### Objective
Your task is to retype, word for word, the lines from the start of the data through the line holding "from matplotlib.ticker import". Do not include the pictures.

### Given information
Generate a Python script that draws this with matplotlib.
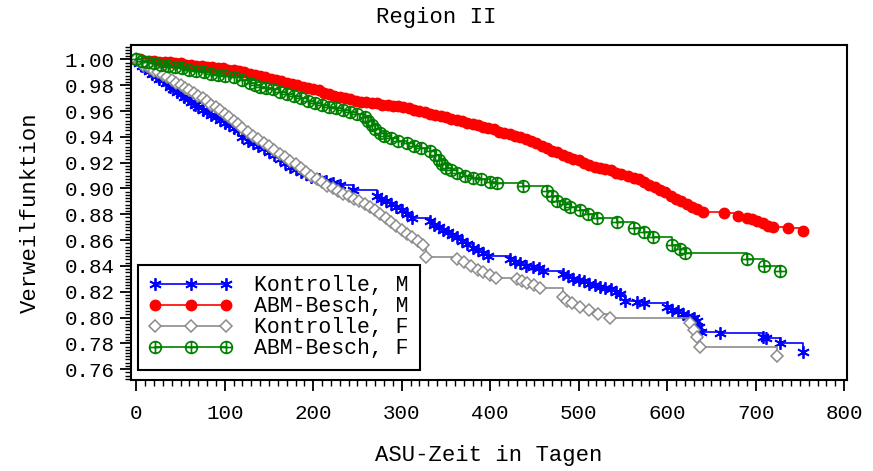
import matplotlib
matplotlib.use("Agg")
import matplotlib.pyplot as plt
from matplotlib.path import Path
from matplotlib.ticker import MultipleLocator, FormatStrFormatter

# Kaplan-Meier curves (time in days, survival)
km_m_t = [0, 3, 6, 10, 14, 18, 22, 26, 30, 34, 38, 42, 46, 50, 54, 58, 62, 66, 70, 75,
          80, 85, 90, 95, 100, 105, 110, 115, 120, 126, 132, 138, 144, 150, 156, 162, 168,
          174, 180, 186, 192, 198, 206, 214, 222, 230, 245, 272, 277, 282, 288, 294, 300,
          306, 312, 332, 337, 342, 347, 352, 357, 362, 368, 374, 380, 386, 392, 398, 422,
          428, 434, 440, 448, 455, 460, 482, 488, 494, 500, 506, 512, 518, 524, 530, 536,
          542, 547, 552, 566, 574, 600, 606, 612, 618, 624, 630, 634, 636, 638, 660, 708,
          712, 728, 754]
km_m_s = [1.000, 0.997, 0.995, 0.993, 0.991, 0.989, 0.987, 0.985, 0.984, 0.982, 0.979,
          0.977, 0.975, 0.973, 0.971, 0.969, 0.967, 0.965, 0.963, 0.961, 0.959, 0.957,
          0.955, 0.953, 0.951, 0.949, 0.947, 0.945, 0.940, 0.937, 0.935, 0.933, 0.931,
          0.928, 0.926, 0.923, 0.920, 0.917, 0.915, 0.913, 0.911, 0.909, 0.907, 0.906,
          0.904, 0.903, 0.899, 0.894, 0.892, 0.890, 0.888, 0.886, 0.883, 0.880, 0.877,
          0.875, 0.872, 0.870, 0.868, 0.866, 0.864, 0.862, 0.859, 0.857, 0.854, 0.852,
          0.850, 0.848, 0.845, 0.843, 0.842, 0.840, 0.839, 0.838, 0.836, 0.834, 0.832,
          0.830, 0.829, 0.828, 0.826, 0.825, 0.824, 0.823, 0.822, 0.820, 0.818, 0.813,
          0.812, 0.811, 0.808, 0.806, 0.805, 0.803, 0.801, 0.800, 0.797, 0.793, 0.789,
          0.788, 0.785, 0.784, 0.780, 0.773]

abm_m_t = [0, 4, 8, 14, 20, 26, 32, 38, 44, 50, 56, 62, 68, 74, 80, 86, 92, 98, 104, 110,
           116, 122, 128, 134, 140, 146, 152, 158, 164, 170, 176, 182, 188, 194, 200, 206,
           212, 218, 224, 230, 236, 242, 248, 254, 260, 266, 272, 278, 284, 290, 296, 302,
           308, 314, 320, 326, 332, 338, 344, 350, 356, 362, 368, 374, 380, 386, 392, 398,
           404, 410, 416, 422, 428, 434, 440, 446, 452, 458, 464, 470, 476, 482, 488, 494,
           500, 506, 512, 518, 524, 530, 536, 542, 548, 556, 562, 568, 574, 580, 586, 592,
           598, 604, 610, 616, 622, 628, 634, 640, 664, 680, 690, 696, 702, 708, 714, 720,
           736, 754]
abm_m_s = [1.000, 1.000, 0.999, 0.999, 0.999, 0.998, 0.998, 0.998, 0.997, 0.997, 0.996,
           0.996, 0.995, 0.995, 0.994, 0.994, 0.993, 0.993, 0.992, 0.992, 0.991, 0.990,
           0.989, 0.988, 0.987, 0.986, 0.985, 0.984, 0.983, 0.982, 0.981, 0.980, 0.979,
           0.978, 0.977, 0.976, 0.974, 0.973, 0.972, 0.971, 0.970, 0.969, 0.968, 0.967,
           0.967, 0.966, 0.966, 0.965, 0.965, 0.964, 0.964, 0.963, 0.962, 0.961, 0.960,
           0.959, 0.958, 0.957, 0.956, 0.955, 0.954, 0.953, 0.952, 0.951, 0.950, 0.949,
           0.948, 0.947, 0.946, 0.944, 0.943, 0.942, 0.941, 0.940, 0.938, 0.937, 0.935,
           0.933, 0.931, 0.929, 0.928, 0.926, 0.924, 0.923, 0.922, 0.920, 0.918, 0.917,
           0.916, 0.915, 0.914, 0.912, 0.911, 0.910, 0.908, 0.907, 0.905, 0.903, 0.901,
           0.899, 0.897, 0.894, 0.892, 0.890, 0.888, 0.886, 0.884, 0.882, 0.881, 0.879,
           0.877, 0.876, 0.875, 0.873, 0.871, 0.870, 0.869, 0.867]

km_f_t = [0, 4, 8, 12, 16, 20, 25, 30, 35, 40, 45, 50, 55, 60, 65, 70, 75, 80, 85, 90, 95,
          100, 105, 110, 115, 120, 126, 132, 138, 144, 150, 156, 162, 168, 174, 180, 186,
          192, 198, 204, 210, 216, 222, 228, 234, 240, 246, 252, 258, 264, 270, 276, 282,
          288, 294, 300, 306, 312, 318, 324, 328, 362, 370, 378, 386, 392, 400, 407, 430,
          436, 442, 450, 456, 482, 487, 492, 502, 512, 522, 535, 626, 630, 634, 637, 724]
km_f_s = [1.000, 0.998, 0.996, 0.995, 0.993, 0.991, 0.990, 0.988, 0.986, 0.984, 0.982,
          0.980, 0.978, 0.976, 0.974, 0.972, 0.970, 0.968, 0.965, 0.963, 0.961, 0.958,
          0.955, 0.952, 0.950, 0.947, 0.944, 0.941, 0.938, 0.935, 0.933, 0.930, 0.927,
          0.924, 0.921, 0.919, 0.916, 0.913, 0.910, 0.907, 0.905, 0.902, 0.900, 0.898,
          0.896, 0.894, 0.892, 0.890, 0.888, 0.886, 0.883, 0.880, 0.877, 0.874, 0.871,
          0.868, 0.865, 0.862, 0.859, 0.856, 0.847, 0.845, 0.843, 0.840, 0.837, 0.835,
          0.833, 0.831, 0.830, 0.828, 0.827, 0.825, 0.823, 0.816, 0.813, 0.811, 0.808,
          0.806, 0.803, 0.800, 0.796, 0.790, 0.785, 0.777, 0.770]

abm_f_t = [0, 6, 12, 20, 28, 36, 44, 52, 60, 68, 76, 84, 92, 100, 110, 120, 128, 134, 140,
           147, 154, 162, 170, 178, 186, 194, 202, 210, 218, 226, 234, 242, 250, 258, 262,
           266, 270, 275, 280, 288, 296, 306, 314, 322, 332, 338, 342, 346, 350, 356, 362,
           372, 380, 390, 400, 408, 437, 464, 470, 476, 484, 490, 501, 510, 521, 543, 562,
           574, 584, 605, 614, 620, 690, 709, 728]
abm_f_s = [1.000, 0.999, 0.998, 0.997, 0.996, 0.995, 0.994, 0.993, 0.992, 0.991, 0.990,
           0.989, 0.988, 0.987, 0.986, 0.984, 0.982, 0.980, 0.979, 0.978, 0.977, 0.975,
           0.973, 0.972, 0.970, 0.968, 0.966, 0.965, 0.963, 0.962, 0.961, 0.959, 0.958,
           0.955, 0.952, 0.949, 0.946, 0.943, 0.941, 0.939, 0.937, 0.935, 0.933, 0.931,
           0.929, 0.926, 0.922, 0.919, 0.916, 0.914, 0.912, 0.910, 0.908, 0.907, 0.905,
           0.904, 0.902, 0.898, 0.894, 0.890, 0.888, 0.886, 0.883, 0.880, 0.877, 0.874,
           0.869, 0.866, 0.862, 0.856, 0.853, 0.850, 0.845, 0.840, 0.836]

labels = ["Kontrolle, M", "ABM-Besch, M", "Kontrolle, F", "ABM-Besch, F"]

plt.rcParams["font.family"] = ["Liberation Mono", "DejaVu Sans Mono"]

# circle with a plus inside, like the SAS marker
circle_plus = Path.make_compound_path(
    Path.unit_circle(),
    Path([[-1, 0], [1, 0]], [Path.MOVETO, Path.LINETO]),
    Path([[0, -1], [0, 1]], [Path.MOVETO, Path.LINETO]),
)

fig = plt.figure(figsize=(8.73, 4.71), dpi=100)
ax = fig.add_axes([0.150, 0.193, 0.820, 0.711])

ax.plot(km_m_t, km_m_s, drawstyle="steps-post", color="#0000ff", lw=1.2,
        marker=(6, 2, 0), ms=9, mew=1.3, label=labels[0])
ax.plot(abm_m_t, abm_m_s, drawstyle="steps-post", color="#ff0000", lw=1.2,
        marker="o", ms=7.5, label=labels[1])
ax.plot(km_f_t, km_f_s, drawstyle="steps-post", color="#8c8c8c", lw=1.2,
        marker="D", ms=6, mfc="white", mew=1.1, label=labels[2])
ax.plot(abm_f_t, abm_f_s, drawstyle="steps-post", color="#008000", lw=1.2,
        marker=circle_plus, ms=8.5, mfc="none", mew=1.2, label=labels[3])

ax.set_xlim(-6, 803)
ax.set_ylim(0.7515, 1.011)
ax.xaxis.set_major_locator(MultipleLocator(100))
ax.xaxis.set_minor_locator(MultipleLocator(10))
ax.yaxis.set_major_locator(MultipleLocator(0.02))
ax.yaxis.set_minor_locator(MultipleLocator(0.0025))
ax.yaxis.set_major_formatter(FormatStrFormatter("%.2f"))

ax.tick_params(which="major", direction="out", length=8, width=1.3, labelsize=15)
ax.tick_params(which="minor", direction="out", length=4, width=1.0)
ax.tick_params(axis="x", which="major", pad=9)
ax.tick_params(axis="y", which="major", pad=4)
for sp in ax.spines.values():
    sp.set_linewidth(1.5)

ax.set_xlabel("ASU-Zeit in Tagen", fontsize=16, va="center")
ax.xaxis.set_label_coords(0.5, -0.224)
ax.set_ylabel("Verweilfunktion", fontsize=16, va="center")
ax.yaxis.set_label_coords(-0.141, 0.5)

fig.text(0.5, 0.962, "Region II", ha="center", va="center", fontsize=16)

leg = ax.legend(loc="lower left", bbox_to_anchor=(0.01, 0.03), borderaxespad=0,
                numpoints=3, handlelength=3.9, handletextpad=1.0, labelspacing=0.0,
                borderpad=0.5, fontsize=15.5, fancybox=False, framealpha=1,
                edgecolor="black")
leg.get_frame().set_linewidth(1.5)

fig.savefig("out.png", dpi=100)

### Output for this exercise
Generate a Python script that draws this with matplotlib.
import matplotlib
matplotlib.use("Agg")
import matplotlib.pyplot as plt
from matplotlib.path import Path
from matplotlib.ticker import MultipleLocator, FormatStrFormatter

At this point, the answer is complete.